--- START OF INPUT RECORDS ---

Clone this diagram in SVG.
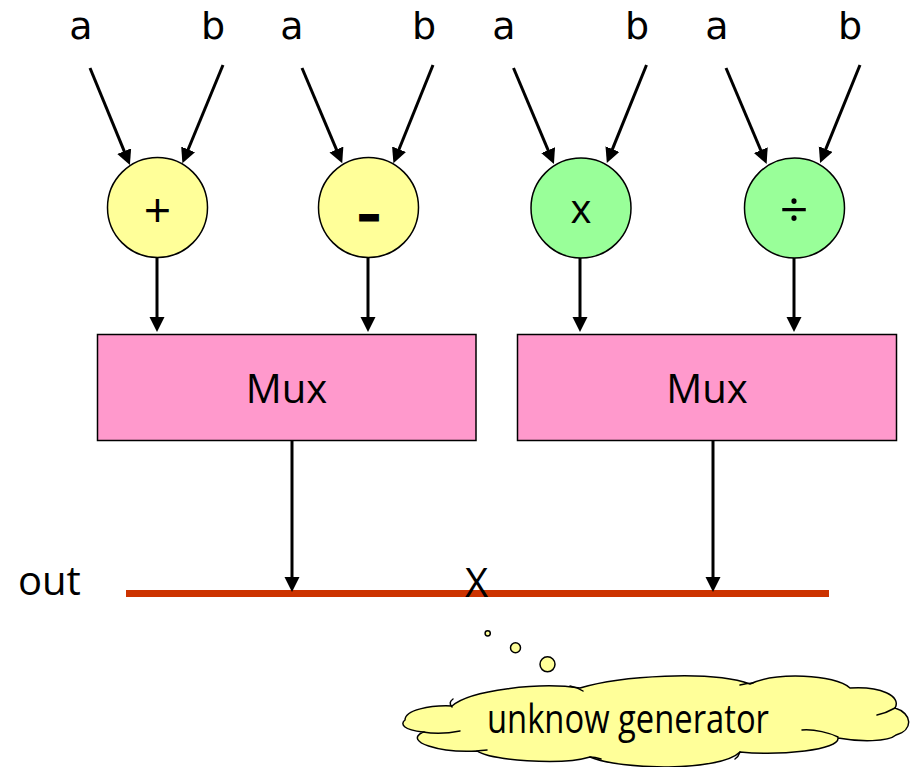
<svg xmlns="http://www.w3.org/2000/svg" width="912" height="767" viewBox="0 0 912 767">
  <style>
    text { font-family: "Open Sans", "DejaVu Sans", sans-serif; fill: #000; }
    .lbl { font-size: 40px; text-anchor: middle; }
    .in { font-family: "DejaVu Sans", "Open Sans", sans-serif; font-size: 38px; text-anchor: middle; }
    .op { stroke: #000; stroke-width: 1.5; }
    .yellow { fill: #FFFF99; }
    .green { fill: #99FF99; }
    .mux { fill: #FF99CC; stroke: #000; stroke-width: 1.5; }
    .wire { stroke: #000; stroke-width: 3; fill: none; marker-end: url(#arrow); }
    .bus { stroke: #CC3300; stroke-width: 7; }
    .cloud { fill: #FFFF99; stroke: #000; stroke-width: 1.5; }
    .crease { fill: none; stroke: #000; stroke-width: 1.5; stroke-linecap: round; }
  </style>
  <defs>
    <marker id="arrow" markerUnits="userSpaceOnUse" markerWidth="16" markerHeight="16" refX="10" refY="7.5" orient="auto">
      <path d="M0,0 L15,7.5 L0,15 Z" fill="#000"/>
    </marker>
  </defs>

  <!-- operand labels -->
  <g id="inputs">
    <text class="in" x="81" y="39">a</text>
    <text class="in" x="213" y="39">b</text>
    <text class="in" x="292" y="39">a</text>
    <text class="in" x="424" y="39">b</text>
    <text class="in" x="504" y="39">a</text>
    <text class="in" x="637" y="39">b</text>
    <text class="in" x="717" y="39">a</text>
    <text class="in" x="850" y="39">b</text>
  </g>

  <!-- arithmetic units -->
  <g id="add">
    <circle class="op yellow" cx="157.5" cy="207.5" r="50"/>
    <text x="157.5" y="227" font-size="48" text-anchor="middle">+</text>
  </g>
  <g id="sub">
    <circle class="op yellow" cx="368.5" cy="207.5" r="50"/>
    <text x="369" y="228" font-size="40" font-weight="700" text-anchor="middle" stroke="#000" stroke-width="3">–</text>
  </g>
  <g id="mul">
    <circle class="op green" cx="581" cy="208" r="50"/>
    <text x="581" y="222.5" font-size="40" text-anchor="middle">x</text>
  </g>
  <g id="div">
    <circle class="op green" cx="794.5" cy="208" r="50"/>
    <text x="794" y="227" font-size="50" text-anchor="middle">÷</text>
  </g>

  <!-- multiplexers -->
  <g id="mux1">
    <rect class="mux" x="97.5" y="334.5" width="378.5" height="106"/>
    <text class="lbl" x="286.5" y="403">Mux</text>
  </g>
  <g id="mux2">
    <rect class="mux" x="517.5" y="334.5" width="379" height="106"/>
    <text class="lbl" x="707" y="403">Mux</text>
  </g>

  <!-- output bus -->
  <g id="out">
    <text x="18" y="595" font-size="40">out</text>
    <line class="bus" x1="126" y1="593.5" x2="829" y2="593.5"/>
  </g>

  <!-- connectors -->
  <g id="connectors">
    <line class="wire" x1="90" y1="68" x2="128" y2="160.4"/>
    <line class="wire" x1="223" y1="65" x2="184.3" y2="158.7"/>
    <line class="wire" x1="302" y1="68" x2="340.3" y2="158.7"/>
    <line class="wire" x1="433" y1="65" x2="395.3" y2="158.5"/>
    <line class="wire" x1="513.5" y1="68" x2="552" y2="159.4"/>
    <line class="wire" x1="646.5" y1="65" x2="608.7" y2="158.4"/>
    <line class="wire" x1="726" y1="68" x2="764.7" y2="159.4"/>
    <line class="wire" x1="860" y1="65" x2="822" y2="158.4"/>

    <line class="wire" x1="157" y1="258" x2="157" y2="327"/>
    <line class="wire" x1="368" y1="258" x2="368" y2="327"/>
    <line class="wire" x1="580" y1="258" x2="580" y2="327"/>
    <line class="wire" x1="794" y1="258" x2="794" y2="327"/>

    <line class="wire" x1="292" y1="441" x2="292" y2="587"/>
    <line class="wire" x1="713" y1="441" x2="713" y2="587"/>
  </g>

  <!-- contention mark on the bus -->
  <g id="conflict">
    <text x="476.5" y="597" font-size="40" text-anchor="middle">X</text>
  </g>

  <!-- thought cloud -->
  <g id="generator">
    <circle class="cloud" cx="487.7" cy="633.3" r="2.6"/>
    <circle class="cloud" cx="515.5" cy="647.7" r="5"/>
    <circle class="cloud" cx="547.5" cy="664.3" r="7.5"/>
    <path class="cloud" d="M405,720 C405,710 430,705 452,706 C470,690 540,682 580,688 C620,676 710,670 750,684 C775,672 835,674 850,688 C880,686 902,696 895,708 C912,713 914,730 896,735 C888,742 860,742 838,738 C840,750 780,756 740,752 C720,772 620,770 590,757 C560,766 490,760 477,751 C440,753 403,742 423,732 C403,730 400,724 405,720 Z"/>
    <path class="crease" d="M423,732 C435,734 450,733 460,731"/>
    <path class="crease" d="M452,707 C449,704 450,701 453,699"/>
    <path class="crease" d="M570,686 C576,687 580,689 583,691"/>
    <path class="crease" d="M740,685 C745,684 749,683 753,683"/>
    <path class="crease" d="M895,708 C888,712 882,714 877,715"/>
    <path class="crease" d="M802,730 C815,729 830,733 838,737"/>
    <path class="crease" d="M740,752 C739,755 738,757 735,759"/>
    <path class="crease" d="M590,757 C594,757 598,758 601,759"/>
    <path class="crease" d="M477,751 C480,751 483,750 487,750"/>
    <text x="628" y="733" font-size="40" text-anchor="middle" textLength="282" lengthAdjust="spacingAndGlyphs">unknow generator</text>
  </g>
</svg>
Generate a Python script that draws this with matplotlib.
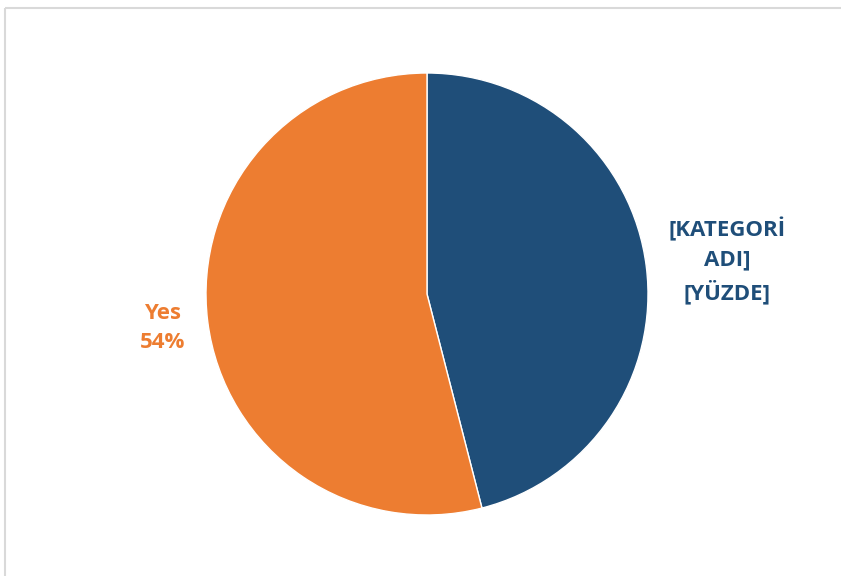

--- END OF INPUT RECORDS ---

Retype each entry precisely. Skip images entirely.

_RESPONSE TO THIS EXERCISE_.
Clone this diagram in SVG.
<svg xmlns="http://www.w3.org/2000/svg" width="912" height="767" viewBox="0 0 912 767">
  <style>
    text { font-family: "Open Sans", "DejaVu Sans", sans-serif; fill: #000; }
    .lbl { font-size: 40px; text-anchor: middle; }
    .in { font-family: "DejaVu Sans", "Open Sans", sans-serif; font-size: 38px; text-anchor: middle; }
    .op { stroke: #000; stroke-width: 1.5; }
    .yellow { fill: #FFFF99; }
    .green { fill: #99FF99; }
    .mux { fill: #FF99CC; stroke: #000; stroke-width: 1.5; }
    .wire { stroke: #000; stroke-width: 3; fill: none; marker-end: url(#arrow); }
    .bus { stroke: #CC3300; stroke-width: 7; }
    .cloud { fill: #FFFF99; stroke: #000; stroke-width: 1.5; }
    .crease { fill: none; stroke: #000; stroke-width: 1.5; stroke-linecap: round; }
  </style>
  <defs>
    <marker id="arrow" markerUnits="userSpaceOnUse" markerWidth="16" markerHeight="16" refX="10" refY="7.5" orient="auto">
      <path d="M0,0 L15,7.5 L0,15 Z" fill="#000"/>
    </marker>
  </defs>

  <!-- operand labels -->
  <g id="inputs">
    <text class="in" x="81" y="39">a</text>
    <text class="in" x="213" y="39">b</text>
    <text class="in" x="292" y="39">a</text>
    <text class="in" x="424" y="39">b</text>
    <text class="in" x="504" y="39">a</text>
    <text class="in" x="637" y="39">b</text>
    <text class="in" x="717" y="39">a</text>
    <text class="in" x="850" y="39">b</text>
  </g>

  <!-- arithmetic units -->
  <g id="add">
    <circle class="op yellow" cx="157.5" cy="207.5" r="50"/>
    <text x="157.5" y="227" font-size="48" text-anchor="middle">+</text>
  </g>
  <g id="sub">
    <circle class="op yellow" cx="368.5" cy="207.5" r="50"/>
    <text x="369" y="228" font-size="40" font-weight="700" text-anchor="middle" stroke="#000" stroke-width="3">–</text>
  </g>
  <g id="mul">
    <circle class="op green" cx="581" cy="208" r="50"/>
    <text x="581" y="222.5" font-size="40" text-anchor="middle">x</text>
  </g>
  <g id="div">
    <circle class="op green" cx="794.5" cy="208" r="50"/>
    <text x="794" y="227" font-size="50" text-anchor="middle">÷</text>
  </g>

  <!-- multiplexers -->
  <g id="mux1">
    <rect class="mux" x="97.5" y="334.5" width="378.5" height="106"/>
    <text class="lbl" x="286.5" y="403">Mux</text>
  </g>
  <g id="mux2">
    <rect class="mux" x="517.5" y="334.5" width="379" height="106"/>
    <text class="lbl" x="707" y="403">Mux</text>
  </g>

  <!-- output bus -->
  <g id="out">
    <text x="18" y="595" font-size="40">out</text>
    <line class="bus" x1="126" y1="593.5" x2="829" y2="593.5"/>
  </g>

  <!-- connectors -->
  <g id="connectors">
    <line class="wire" x1="90" y1="68" x2="128" y2="160.4"/>
    <line class="wire" x1="223" y1="65" x2="184.3" y2="158.7"/>
    <line class="wire" x1="302" y1="68" x2="340.3" y2="158.7"/>
    <line class="wire" x1="433" y1="65" x2="395.3" y2="158.5"/>
    <line class="wire" x1="513.5" y1="68" x2="552" y2="159.4"/>
    <line class="wire" x1="646.5" y1="65" x2="608.7" y2="158.4"/>
    <line class="wire" x1="726" y1="68" x2="764.7" y2="159.4"/>
    <line class="wire" x1="860" y1="65" x2="822" y2="158.4"/>

    <line class="wire" x1="157" y1="258" x2="157" y2="327"/>
    <line class="wire" x1="368" y1="258" x2="368" y2="327"/>
    <line class="wire" x1="580" y1="258" x2="580" y2="327"/>
    <line class="wire" x1="794" y1="258" x2="794" y2="327"/>

    <line class="wire" x1="292" y1="441" x2="292" y2="587"/>
    <line class="wire" x1="713" y1="441" x2="713" y2="587"/>
  </g>

  <!-- contention mark on the bus -->
  <g id="conflict">
    <text x="476.5" y="597" font-size="40" text-anchor="middle">X</text>
  </g>

  <!-- thought cloud -->
  <g id="generator">
    <circle class="cloud" cx="487.7" cy="633.3" r="2.6"/>
    <circle class="cloud" cx="515.5" cy="647.7" r="5"/>
    <circle class="cloud" cx="547.5" cy="664.3" r="7.5"/>
    <path class="cloud" d="M405,720 C405,710 430,705 452,706 C470,690 540,682 580,688 C620,676 710,670 750,684 C775,672 835,674 850,688 C880,686 902,696 895,708 C912,713 914,730 896,735 C888,742 860,742 838,738 C840,750 780,756 740,752 C720,772 620,770 590,757 C560,766 490,760 477,751 C440,753 403,742 423,732 C403,730 400,724 405,720 Z"/>
    <path class="crease" d="M423,732 C435,734 450,733 460,731"/>
    <path class="crease" d="M452,707 C449,704 450,701 453,699"/>
    <path class="crease" d="M570,686 C576,687 580,689 583,691"/>
    <path class="crease" d="M740,685 C745,684 749,683 753,683"/>
    <path class="crease" d="M895,708 C888,712 882,714 877,715"/>
    <path class="crease" d="M802,730 C815,729 830,733 838,737"/>
    <path class="crease" d="M740,752 C739,755 738,757 735,759"/>
    <path class="crease" d="M590,757 C594,757 598,758 601,759"/>
    <path class="crease" d="M477,751 C480,751 483,750 487,750"/>
    <text x="628" y="733" font-size="40" text-anchor="middle" textLength="282" lengthAdjust="spacingAndGlyphs">unknow generator</text>
  </g>
</svg>
Generate a Python script that draws this with matplotlib.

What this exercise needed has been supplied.